O doisladismo pretende a marginalidade do PT, seja essa sua pretensão final ou instrumental, ligada à abertura de caminho a uma candidatura de centro em 2022. Esse seu compromisso fica claro nos insistentes pedidos de autocrítica que doisladistas dirigem ao partido. Eles desejam a autocrítica alheia, mas são pouco críticos de si. Como partem do princípio de que o PT é autoritário, é válido entender que a desejada autocrítica passe não só por uma mudança de horizontes e posicionamentos do partido, mas por ele se excruciar em praça pública buscando a redenção. Será que os doisladistas a concederiam? Seja como for, chama a atenção que eles não tenham a mesma disposição para refletir sobre as suas próprias ideias, a relação entre economia e política, tão central aos seus posicionamentos e tão problemática sob Bolsonaro, ou sobre a sua contribuição para que nos encontremos nesta quadra da vida política brasileira.
A crítica doisladista, nesse sentido, inibe o pensamento, em lugar de provocá-lo. Ela o logra de várias formas, entre as quais cegando os seus adeptos ou lhes possibilitando sustentar em público a cegueira diante dos fatos tais como eles se apresentam. Recusando deliberadamente ou não o enfrentamento com a realidade, o doisladismo pode ignorar um traço distintivo do governo Bolsonaro em relação a todos os governos anteriores, inclusive os petistas, que é a construção da destruição como um valor compartilhado. Esse traço, no entanto, não deve ser negligenciado, pois tem o potencial de facilitar a subversão do direito, ou, mais diretamente, de transformar “Matarás!” em lei da terra, para recuperar as palavras de Hannah Arendt.
Entendo que, na prevenção de que surja a dúvida, repousa o caráter ideológico do antipetismo em sua forma atual – e pensar criticamente é o oposto disso. Em suas “Lições sobre a filosofia política de Kant”, Arendt qualifica o pensamento crítico como anti-autoritário por definição. Ele se distinguiria tanto do ceticismo, que tudo questiona e desacredita, quanto do dogmatismo, que se cerra ao questionamento. O pensamento crítico é anti-autoritário porque examina crenças, preconceitos, mas também a si mesmo. Tem, ademais, uma dimensão pública porque, embora se dê em isolamento, ele encerra um esforço do pensador por alargar a perspectiva desde a qual contempla os assuntos do mundo, para compreender outros pontos de vista, que a imaginação lhe torna presentes.

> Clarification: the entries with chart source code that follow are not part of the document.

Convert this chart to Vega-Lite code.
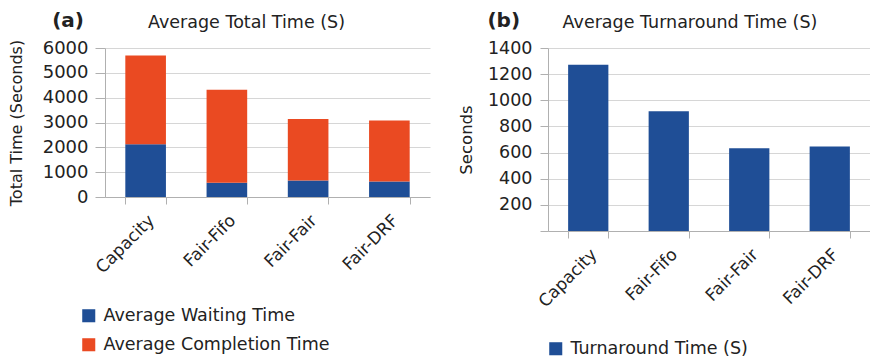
{
  "$schema": "https://vega.github.io/schema/vega-lite/v6.json",
  "background": "white",
  "padding": {"left": 8, "top": 10, "right": 0, "bottom": 0},
  "config": {
    "font": "DejaVu Sans",
    "view": {"stroke": null},
    "axis": {
      "gridColor": "#d6d6d6",
      "domainColor": "#b0b0b0",
      "tickColor": "#b0b0b0",
      "labelColor": "#222222",
      "titleColor": "#222222",
      "labelFontSize": 17,
      "titleFontSize": 16,
      "titleFontWeight": "normal"
    },
    "legend": {"labelFontSize": 17.5, "labelColor": "#222222", "labelLimit": 400},
    "title": {"color": "#222222"}
  },
  "spacing": 28,
  "resolve": {
    "scale": {"x": "independent", "y": "independent", "color": "independent"},
    "axis": {"x": "independent", "y": "independent"},
    "legend": {"color": "independent"}
  },
  "hconcat": [
    {
      "title": {"text": "(a)", "anchor": "start", "fontSize": 20, "fontWeight": "bold", "dx": 44, "dy": 17, "offset": 0},
      "vconcat": [
        {
          "width": 325,
          "height": 149,
          "title": {"text": "Average Total Time (S)", "fontSize": 17.5, "fontWeight": "normal", "dx": -21, "offset": 8},
          "data": {
            "values": [
              {"policy": "Capacity", "series": "Average Waiting Time", "value": 2125},
              {"policy": "Capacity", "series": "Average Completion Time", "value": 3575},
              {"policy": "Fair-Fifo", "series": "Average Waiting Time", "value": 570},
              {"policy": "Fair-Fifo", "series": "Average Completion Time", "value": 3745},
              {"policy": "Fair-Fair", "series": "Average Waiting Time", "value": 665},
              {"policy": "Fair-Fair", "series": "Average Completion Time", "value": 2480},
              {"policy": "Fair-DRF", "series": "Average Waiting Time", "value": 625},
              {"policy": "Fair-DRF", "series": "Average Completion Time", "value": 2455}
            ]
          },
          "mark": {"type": "bar"},
          "encoding": {
            "x": {
              "field": "policy", "type": "nominal", "sort": null,
              "scale": {"paddingInner": 0.5, "paddingOuter": 0.25},
              "axis": {"title": null, "labelAngle": -45, "tickBand": "extent", "tickSize": 7, "labelPadding": 8, "grid": false}
            },
            "y": {
              "field": "value", "type": "quantitative", "stack": "zero",
              "scale": {"domain": [0, 6000], "nice": false},
              "axis": {"title": "Total Time (Seconds)", "values": [0, 1000, 2000, 3000, 4000, 5000, 6000], "labelFontSize": 18, "tickSize": 10, "labelPadding": 7, "titlePadding": 18, "format": "d"}
            },
            "color": {
              "field": "series", "type": "nominal",
              "scale": {"domain": ["Average Waiting Time", "Average Completion Time"], "range": ["#1f4e96", "#ea4a22"]},
              "legend": {"title": null, "orient": "none", "legendX": -25, "legendY": 259, "symbolType": "square", "symbolSize": 170, "symbolStrokeWidth": 0, "rowPadding": 10, "labelOffset": 6}
            },
            "order": {"field": "series", "sort": "descending"}
          }
        }
      ]
    },
    {
      "title": {"text": "(b)", "anchor": "start", "fontSize": 20, "fontWeight": "bold", "dx": 29, "dy": 17, "offset": 0},
      "vconcat": [
        {
          "width": 322,
          "height": 183,
          "title": {"text": "Average Turnaround Time (S)", "fontSize": 17.5, "fontWeight": "normal", "dx": -19, "offset": 8},
          "data": {
            "values": [
              {"policy": "Capacity", "series": "Turnaround Time (S)", "value": 1272},
              {"policy": "Fair-Fifo", "series": "Turnaround Time (S)", "value": 916},
              {"policy": "Fair-Fair", "series": "Turnaround Time (S)", "value": 634},
              {"policy": "Fair-DRF", "series": "Turnaround Time (S)", "value": 646}
            ]
          },
          "mark": {"type": "bar"},
          "encoding": {
            "x": {
              "field": "policy", "type": "nominal", "sort": null,
              "scale": {"paddingInner": 0.5, "paddingOuter": 0.25},
              "axis": {"title": null, "labelAngle": -45, "tickBand": "extent", "tickSize": 7, "labelPadding": 8, "grid": false}
            },
            "y": {
              "field": "value", "type": "quantitative",
              "scale": {"domain": [0, 1400], "nice": false},
              "axis": {"title": "Seconds", "values": [0, 200, 400, 600, 800, 1000, 1200, 1400], "labelExpr": "datum.value == 0 ? '' : datum.label", "labelFontSize": 17.5, "tickSize": 8, "labelPadding": 8, "titlePadding": 13, "titleFontSize": 16.5, "format": "d"}
            },
            "color": {
              "field": "series", "type": "nominal",
              "scale": {"domain": ["Turnaround Time (S)"], "range": ["#1f4e96"]},
              "legend": {"title": null, "orient": "none", "legendX": -1, "legendY": 292, "symbolType": "square", "symbolSize": 170, "symbolStrokeWidth": 0, "labelOffset": 6}
            }
          }
        }
      ]
    }
  ]
}
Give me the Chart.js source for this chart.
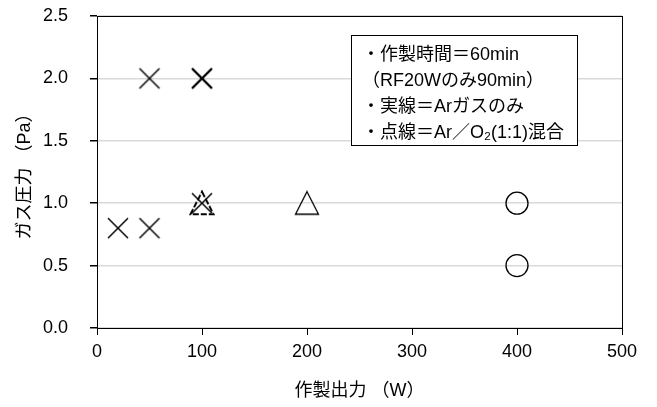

Governar de forma anticonstitucional
O doisladismo está muito distante dessa prática. Questiono por isso a sua crítica e, sobretudo, a prudência da sua moderação. Uma conversa sobre a democracia brasileira neste momento poderia girar em torno de uma forma anticonstitucional de governar, como a de Bolsonaro, de uma retórica anti-direitos humanos, que se torna corrente, do anti-ambientalismo do governo, das dificuldades e limitações da oposição, da colonização da esfera pública pela economia e o direito, ambos orientados por uma racionalidade instrumental, que rebaixa a política e reduz o humano. Ela talvez devesse consistir em uma conversa aberta em busca não apenas de algum consenso em torno de medidas pontuais – as várias reformas pelas quais os doisladistas têm uma espécie de obsessão -, mas também a construção de um horizonte de engajamentos para a transformação social com um sentido de liberdade e respeito aos limites do mundo, em especial o natural, com o qual temos sido confrontados. São desafios de monta à imaginação, que tendem a ser mais facilmente superados se conversarmos uns com os outros. Mas tudo o que o doisladismo tem oferecido, a pretexto da moderação e da democracia, é, por um lado, uma crítica reificada das práticas do PT e do petismo, e, por outro, uma crítica indulgente do governo Bolsonaro e do bolsonarismo, que oblitera seu aspecto mais deletério: a construção da destruição como um valor.
Não é evidente que aprendemos com a história, como não é evidente que não possamos aprender com ela. Concluo, então, com Arendt, que, pensando a sua experiência com o totalitarismo e as suas próprias ideias, deixa de falar em “mal radical” para falar em mal banal ao se deparar com a figura de Adolf Eichmann. O que ela compreende com o julgamento de Eichmann é que um mal extremo pode decorrer da ausência de pensamento, seja por incapacidade ou pela recusa de pensar assumindo responsabilidade pelo mundo, ocasionalmente um mundo que perece. A banalidade do mal não se confunde, portanto, com o mal extremo, mas pode ter relação estreita com ele: em uma carta a Gershom Scholem, Arendt afirma que a categoria captura a proliferação do mal como um fungo pela superfície. Karl Jaspers, orientador de Arendt no doutorado e depois um grande amigo seu, deu a entender que o mal que se faz até sem querer por ausência do pensamento implicou, na história, responsabilidade moral e política pela prática de crimes contra a humanidade. Em tempos como os nossos, faria bem a uma parte de nossos intelectuais parar para pensar, com ou contra Arendt, não importa. Mas parar para pensar no que estão fazendo. Articulações doisladistas, infelizmente, indicam uma disposição no sentido da recusa do pensamento.